* _Task objective_
Return nothing but the lines from the one with "Recreate this image" through the one with "const yTickLabels = ['0', '0.2', '0.4', '0.6', '0.8', '1.0'];" in the data below, word for word and without pictures.

* _Records for this task_
** Start **
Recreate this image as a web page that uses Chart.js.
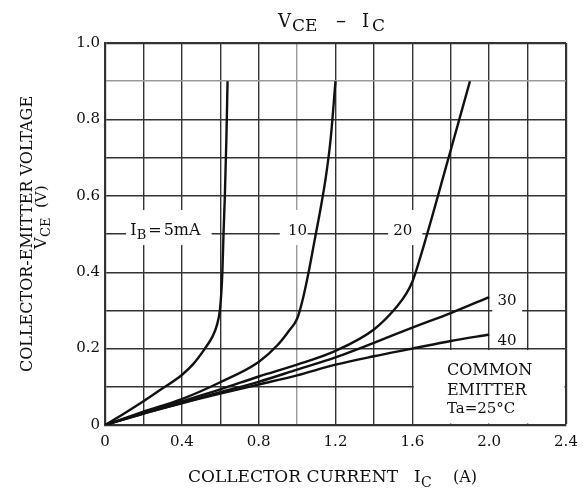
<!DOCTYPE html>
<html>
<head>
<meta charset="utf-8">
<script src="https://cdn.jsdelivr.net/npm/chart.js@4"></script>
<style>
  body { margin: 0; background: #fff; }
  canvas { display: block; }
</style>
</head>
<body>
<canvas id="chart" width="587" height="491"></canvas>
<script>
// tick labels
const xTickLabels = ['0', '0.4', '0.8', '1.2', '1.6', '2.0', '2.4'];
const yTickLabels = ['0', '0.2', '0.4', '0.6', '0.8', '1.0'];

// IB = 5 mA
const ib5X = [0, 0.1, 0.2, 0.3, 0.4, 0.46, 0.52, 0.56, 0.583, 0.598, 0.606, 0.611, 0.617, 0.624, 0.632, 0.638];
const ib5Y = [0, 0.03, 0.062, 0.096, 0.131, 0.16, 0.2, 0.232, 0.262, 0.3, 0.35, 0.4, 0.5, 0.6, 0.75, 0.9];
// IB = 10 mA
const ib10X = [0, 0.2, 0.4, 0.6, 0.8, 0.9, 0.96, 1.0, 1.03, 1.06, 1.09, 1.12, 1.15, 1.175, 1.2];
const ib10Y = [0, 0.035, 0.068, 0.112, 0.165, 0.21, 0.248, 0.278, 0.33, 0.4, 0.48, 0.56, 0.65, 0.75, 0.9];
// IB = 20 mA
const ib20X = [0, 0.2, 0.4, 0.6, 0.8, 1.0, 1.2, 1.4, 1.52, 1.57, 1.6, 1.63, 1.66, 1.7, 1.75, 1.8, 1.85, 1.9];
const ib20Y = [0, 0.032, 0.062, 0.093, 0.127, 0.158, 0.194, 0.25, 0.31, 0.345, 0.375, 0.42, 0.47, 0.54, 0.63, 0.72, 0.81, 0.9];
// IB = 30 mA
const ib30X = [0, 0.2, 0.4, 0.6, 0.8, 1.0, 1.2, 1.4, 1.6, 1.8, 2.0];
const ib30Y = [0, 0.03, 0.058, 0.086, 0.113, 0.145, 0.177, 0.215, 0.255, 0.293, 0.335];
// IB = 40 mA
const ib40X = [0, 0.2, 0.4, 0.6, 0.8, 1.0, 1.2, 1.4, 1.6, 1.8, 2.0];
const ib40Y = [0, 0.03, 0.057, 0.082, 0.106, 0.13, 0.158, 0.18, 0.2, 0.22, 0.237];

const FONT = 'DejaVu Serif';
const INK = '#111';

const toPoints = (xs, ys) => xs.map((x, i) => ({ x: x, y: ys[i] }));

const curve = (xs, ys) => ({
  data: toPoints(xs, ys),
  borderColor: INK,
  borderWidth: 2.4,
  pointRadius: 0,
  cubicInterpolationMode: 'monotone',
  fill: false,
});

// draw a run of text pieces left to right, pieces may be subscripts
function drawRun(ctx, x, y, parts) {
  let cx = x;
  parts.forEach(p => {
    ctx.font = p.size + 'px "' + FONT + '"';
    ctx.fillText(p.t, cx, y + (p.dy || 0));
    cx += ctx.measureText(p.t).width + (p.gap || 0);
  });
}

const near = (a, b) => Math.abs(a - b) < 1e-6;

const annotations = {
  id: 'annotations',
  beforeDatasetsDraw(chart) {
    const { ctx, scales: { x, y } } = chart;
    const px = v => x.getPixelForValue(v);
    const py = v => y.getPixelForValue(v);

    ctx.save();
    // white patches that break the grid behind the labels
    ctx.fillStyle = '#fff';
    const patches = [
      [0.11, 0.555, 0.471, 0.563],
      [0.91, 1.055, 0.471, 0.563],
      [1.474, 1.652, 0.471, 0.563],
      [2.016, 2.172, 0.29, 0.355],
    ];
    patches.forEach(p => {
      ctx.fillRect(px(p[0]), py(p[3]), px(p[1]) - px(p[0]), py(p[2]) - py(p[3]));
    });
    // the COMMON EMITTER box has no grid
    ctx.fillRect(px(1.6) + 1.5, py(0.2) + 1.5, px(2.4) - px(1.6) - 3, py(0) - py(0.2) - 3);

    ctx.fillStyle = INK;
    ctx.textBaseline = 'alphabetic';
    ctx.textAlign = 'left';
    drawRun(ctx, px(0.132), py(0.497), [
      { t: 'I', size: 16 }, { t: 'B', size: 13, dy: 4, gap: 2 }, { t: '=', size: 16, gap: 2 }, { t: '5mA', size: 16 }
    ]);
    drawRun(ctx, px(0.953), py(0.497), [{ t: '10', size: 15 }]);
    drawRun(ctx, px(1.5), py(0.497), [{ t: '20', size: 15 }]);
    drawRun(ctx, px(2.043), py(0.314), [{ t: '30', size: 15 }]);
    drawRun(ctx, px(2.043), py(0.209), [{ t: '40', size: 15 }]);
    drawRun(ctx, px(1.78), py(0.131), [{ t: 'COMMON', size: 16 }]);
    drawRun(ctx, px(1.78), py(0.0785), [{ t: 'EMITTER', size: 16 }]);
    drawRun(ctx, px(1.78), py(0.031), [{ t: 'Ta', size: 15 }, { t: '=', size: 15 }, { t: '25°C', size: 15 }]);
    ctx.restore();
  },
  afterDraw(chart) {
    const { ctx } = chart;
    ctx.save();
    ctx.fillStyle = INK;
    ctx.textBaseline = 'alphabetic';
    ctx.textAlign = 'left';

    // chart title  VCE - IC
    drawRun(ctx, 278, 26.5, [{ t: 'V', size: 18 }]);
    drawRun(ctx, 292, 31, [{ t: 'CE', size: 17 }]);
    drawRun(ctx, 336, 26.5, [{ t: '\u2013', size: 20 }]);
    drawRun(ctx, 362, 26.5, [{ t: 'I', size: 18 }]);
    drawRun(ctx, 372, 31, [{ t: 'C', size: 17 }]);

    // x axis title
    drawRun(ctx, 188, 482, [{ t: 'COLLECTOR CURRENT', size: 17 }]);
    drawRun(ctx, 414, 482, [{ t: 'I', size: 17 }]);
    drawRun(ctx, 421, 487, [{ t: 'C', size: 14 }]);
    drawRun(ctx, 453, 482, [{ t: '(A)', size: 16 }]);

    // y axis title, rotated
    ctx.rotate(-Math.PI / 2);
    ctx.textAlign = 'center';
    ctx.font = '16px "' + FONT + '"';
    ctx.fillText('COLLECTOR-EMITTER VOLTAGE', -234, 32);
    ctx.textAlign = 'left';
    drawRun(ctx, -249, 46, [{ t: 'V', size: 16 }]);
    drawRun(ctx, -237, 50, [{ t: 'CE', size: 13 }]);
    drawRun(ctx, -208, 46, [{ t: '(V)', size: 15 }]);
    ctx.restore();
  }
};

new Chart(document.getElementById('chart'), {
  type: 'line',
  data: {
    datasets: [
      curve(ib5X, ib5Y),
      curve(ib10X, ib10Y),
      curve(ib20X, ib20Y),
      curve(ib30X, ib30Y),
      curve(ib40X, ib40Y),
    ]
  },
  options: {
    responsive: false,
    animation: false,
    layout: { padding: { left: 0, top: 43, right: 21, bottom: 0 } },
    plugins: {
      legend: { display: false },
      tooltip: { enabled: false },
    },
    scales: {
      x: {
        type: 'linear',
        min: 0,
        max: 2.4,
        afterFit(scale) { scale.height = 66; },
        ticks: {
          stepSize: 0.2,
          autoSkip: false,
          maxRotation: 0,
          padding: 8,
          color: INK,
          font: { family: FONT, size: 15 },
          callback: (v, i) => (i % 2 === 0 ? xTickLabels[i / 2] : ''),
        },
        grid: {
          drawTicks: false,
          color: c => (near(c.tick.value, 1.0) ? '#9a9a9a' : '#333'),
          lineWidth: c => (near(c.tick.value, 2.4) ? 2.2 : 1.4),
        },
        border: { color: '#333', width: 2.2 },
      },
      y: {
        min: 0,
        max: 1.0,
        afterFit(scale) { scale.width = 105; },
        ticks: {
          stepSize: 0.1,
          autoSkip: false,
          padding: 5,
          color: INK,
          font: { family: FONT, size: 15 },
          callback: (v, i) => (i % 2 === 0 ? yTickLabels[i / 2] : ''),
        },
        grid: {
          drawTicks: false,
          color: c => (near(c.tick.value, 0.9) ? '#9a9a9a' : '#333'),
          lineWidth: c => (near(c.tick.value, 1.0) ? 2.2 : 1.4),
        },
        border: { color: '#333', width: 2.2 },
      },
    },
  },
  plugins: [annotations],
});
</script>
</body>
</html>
** End **
** Start **
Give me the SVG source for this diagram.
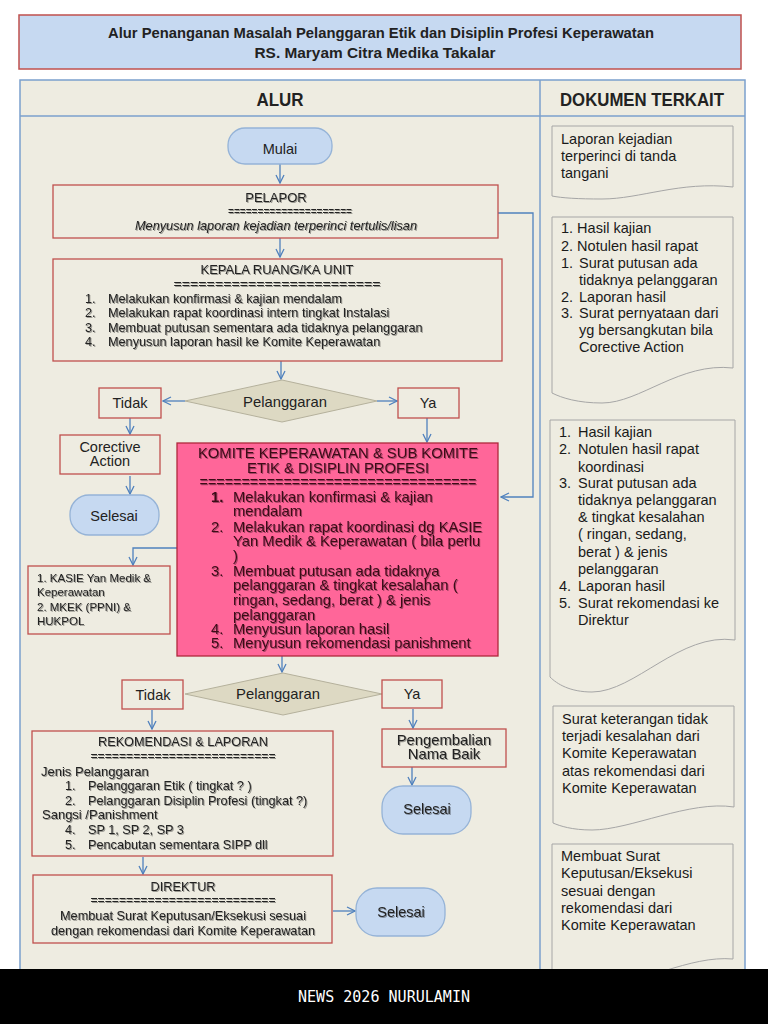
** End **
* _Solution to the exercise_
Recreate this image as a web page that uses Chart.js.
<!DOCTYPE html>
<html>
<head>
<meta charset="utf-8">
<script src="https://cdn.jsdelivr.net/npm/chart.js@4"></script>
<style>
  body { margin: 0; background: #fff; }
  canvas { display: block; }
</style>
</head>
<body>
<canvas id="chart" width="587" height="491"></canvas>
<script>
// tick labels
const xTickLabels = ['0', '0.4', '0.8', '1.2', '1.6', '2.0', '2.4'];
const yTickLabels = ['0', '0.2', '0.4', '0.6', '0.8', '1.0'];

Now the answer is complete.